Both of these approaches are valid. What set Kibler’s build apart even more was his sideboard.


A full complement of Relic Barrier and Electrostatic Bolt were his primary choices here. Relic Barrier as a weapon against Affinity is incredibly potent. In the early game it can be used to hold down a valuable land, and as the game develops you can step away from the Rishadan Port concept and move it back into the realm of creature kill. In complicated midgames, a Barrier (or worse a pair) can hold down twice as many cards before a big all-in attack. Even better, Barrier was an artifact and thusly helped out Affinity and Ravagers, and was immune to color woes.


Other decks would bring in Green artifact removal. This meant that they also lost out on the very valuable Darksteel Citadel (another great resistor to hate). These two factors left them without the ability to stably expect to use a card like Bolt. Bolt, unlike the green spells that they were playing, killed the all-important Disciple of the Vault.


I looked a lot at Kibler’s deck. As I tested and theorized and examined and tested again, I came to realize that I wouldn’t change a card. Not a single one. Why didn’t he win the damned tournament? His deck is just better than everything else!


The answer can be found in the depressing coverage of that final match. The first game was a solid, if disappointing one: Garza went first with early access to two Oxidize and one Electrostatic Bolt. As he dropped lower and lower, he got off a Tooth and Nail before Kibler could get him down to zero, and without an answer that was game. That’s a somewhat reasonable result. The second game was a double mulligan for Kibler, and that’s all she wrote. We shuffle cards. Luck happens. As the famous Betrand Lestree once said, “Zat is zee game of Magique!”


Kibler’s deck was the best for Mirrodin block because it took the core of the power of the Affinity archetype, examined what people were going to do to resist it, and imagined a plan that would allow him excellent game against both resistance and the mirror. His decision to stay away from Green made his mana more reliable, his choice to stick with Retrievers kept his deck from being as easy to attack, and his decision to play Rigger would actually be an advantage in nearly every matchup in the first game. Playing more Riggers would have been a huge error, diluting the power of the explosive Affinity draw. Simply put, card for card, the deck is a triumph.


So, what has the deck gained from Type Two? Sadly, nothing of note. Everything is expensive or unwieldy. Volcanic Hammer? No. Blaze. No thanks. Shock is about it, if you’re looking for an efficient add-in (and frankly, I’d rather dip into the Mirrodin card pool for a Shock-in-a-Box). Champions is little better – Desperate Ritual or Hearth Kami? At least Rend Flesh might be something worth thinking about boarding (but I doubt it). You have a deck that essentially lives in its little block, and comes out of it swinging and full of power.
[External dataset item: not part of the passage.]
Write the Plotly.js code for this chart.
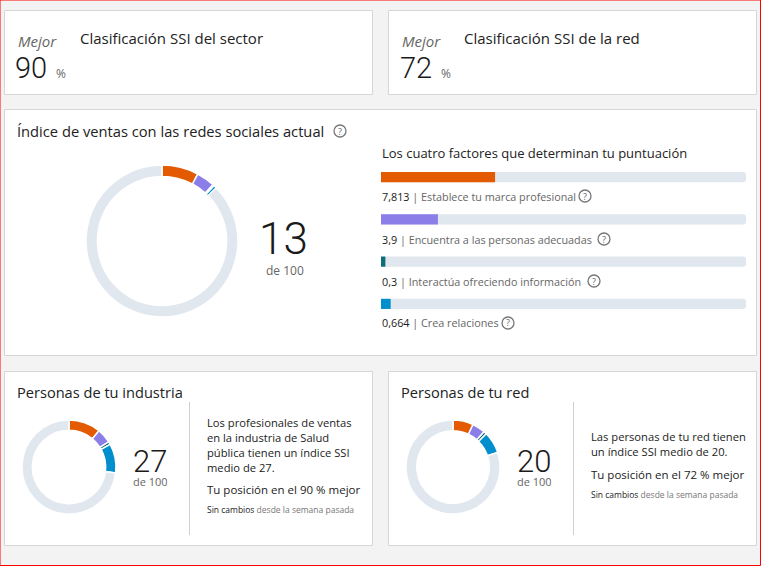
<!DOCTYPE html>
<html><head><meta charset="utf-8">
<script src="https://cdn.plot.ly/plotly-3.0.1.min.js"></script>
<style>html,body{margin:0;padding:0;background:#f3f3f3;}#chart{width:761px;height:566px;}</style>
</head><body><div id="chart"></div>
<script>
// ---- data ----
const factorNames = ['Establece tu marca profesional', 'Encuentra a las personas adecuadas', 'Interactúa ofreciendo información', 'Crea relaciones'];
const factorValues = [7.813, 3.9, 0.3, 0.664];
const factorLabels = ['7,813', '3,9', '0,3', '0,664'];
const factorMax = 25;
const factorColors = ['#e35a00', '#8b7ee8', '#0d6e78', '#008fcc'];
const mainScore = 13;
const scoreMax = 100;
const industryValues = [11, 5, 1, 10];
const industryScore = 27;
const networkValues = [7, 4.5, 1, 7.5];
const networkScore = 20;
const sectorRank = 90;
const networkRank = 72;
const industryName = 'Salud pública';

// ---- layout helpers ----
const W = 761, H = 566;
const px = x => x / W;
const py = y => 1 - y / H;
const FONT = 'Open Sans, Noto Sans, sans-serif';
const THIN = 'Roboto, Open Sans, sans-serif';
const track = '#e1e7ee';

function donut(values, cx, cy, r, hole) {
  const rest = scoreMax - values.reduce((a, b) => a + b, 0);
  return {
    type: 'pie', values: [...values, rest], labels: [...factorNames, 'resto'],
    marker: {colors: [...factorColors, track], line: {color: '#ffffff', width: 1.5}},
    hole: hole, sort: false, direction: 'clockwise', rotation: 0,
    textinfo: 'none', hoverinfo: 'none', showlegend: false,
    domain: {x: [px(cx - r), px(cx + r)], y: [py(cy + r), py(cy - r)]}
  };
}

const traces = [
  donut(factorValues, 162, 241, 76, 0.85),
  donut(industryValues, 69, 467, 47, 0.78),
  donut(networkValues, 453, 467, 47, 0.77),
  {type: 'bar', orientation: 'h', y: factorNames, x: factorNames.map(() => factorMax),
   marker: {color: track, cornerradius: 3}, width: 0.24, xaxis: 'x2', yaxis: 'y2', hoverinfo: 'none', showlegend: false},
  {type: 'bar', orientation: 'h', y: factorNames, x: factorValues,
   marker: {color: factorColors, cornerradius: 3}, width: 0.24, xaxis: 'x2', yaxis: 'y2', hoverinfo: 'none', showlegend: false}
];

const rect = (x0, y0, x1, y1) => ({type: 'rect', xref: 'paper', yref: 'paper', x0: px(x0), x1: px(x1), y0: py(y1), y1: py(y0),
  fillcolor: '#ffffff', line: {color: '#d6d6d6', width: 1}, layer: 'below'});
const vline = (x, y0, y1) => ({type: 'line', xref: 'paper', yref: 'paper', x0: px(x), x1: px(x), y0: py(y1), y1: py(y0),
  line: {color: '#d0d0d0', width: 1}});
const qcircle = (x, y) => ({type: 'circle', xref: 'paper', yref: 'paper', x0: px(x - 6), x1: px(x + 6), y0: py(y + 6), y1: py(y - 6),
  line: {color: '#777777', width: 1.3}});

const shapes = [
  {type: 'rect', xref: 'paper', yref: 'paper', x0: 0, x1: px(760.5), y0: py(565.5), y1: 1, fillcolor: '#f3f3f3', line: {color: '#ff0000', width: 1}, layer: 'below'},
  rect(4.5, 10.5, 372.5, 94.5), rect(388.5, 10.5, 756.5, 94.5), rect(4.5, 109.5, 756.5, 355.5),
  rect(4.5, 371.5, 372.5, 545.5), rect(388.5, 371.5, 756.5, 545.5),
  vline(189.5, 402, 535), vline(573.5, 402, 535),
  qcircle(340, 131), qcircle(585, 196), qcircle(604, 239), qcircle(594, 281), qcircle(508, 323)
];

const ann = (x, y, text, size, color, opts = {}) => Object.assign({
  xref: 'paper', yref: 'paper', x: px(x), y: py(y), text: text, showarrow: false,
  xanchor: 'left', yanchor: 'middle', font: {family: FONT, size: size, color: color}
}, opts);
const big = (x, y, text, size, h) => ann(x, y, text, size, '#1a1a1a', Object.assign({xanchor: 'center', font: {family: THIN, size: size, color: '#1a1a1a', weight: 300}},
  h ? {height: h, valign: 'middle', borderpad: 0} : {}));
const sub = (x, y, size) => ann(x, y, 'de ' + scoreMax, size, '#666666', {xanchor: 'center', height: Math.round(size * 1.15), valign: 'middle', borderpad: 0});

const annotations = [
  // top cards
  ann(16, 41, '<i>Mejor</i>', 15, '#666666'),
  big(31, 68, String(sectorRank), 29),
  ann(54, 73, '%', 12, '#666666'),
  ann(78, 38, 'Clasificación SSI del sector', 15, '#222222'),
  ann(400, 41, '<i>Mejor</i>', 15, '#666666'),
  big(416, 68, String(networkRank), 29),
  ann(439, 73, '%', 12, '#666666'),
  ann(462, 38, 'Clasificación SSI de la red', 15, '#222222'),
  // main card
  ann(15, 131, 'Índice de ventas con las redes sociales actual', 14.7, '#222222'),
  ann(340, 131, '?', 9, '#666666', {xanchor: 'center'}),
  big(283, 239, String(mainScore), 44, 38),
  sub(285, 270, 12),
  ann(380, 153, 'Los cuatro factores que determinan tu puntuación', 13, '#222222'),
  // bottom cards
  ann(15, 392, 'Personas de tu industria', 14.6, '#222222'),
  big(150, 461, String(industryScore), 31, 27),
  sub(150, 482, 11),
  ann(205, 422, 'Los profesionales de ventas', 11.2, '#222222'),
  ann(205, 437, 'en la industria de ' + industryName.split(' ')[0], 11.2, '#222222'),
  ann(205, 452, industryName.split(' ')[1] + ' tienen un índice SSI', 11.2, '#222222'),
  ann(205, 467, 'medio de ' + industryScore + '.', 11.2, '#222222'),
  ann(205, 489, 'Tu posición en el ' + sectorRank + ' % mejor', 11.5, '#222222'),
  ann(205, 509, '<span style="color:#222">Sin cambios</span> desde la semana pasada', 8.5, '#777777'),
  ann(399, 392, 'Personas de tu red', 14.6, '#222222'),
  big(534, 461, String(networkScore), 31, 27),
  sub(534, 482, 11),
  ann(589, 436, 'Las personas de tu red tienen', 11.2, '#222222'),
  ann(589, 451, 'un índice SSI medio de ' + networkScore + '.', 11.2, '#222222'),
  ann(589, 474, 'Tu posición en el ' + networkRank + ' % mejor', 11.5, '#222222'),
  ann(589, 494, '<span style="color:#222">Sin cambios</span> desde la semana pasada', 8.5, '#777777')
];
const labelY = [196, 239, 281, 323];
const iconX = [585, 604, 594, 508];
factorNames.forEach((n, i) => {
  annotations.push(ann(380, labelY[i], '<span style="color:#1a1a1a">' + factorLabels[i] + '</span> | ' + n, 10.8, '#666666'));
  annotations.push(ann(iconX[i], labelY[i], '?', 9, '#666666', {xanchor: 'center'}));
});

const layout = {
  width: W, height: H, margin: {l: 0, r: 0, t: 0, b: 0},
  paper_bgcolor: '#f3f3f3', plot_bgcolor: 'rgba(0,0,0,0)',
  font: {family: FONT},
  barmode: 'overlay',
  xaxis2: {domain: [px(381), px(746)], range: [0, factorMax], visible: false, fixedrange: true, anchor: 'y2'},
  yaxis2: {domain: [py(325), py(156)], range: [3.5, -0.5], visible: false, fixedrange: true, anchor: 'x2', type: 'category'},
  shapes: shapes, annotations: annotations
};
Plotly.newPlot('chart', traces, layout, {staticPlot: true, displayModeBar: false});
</script></body></html>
In closing, what does all of this add up to? How do you go about making the best deck (or even a good normal deck) better than it usually is? Here are the rules of thumb:


  • Identify the core of the deck and stick to it.

  • Have a strategy for your mirror matchup. Figure out if you feel like you need to be good at being more controlling, more aggressive, or if some other general idea is what makes the mirror more winnable.

  • Find the best tactics to enact this strategy. If being more aggressive is the plan, how do you do it?

  • Look for your new cards to stay in touch with what the deck is trying to do. These cards need to have an advantage in the mirror and yet have some valid use in other matchups.

  • Test it. Test it. Test it. In theory, communism works. In theory.

Current Type Two is not like Extended. Current Type Two includes a very small number of very potent decks. You can expect that you will face someone else playing essentially the same deck. Make sure that you have the edge.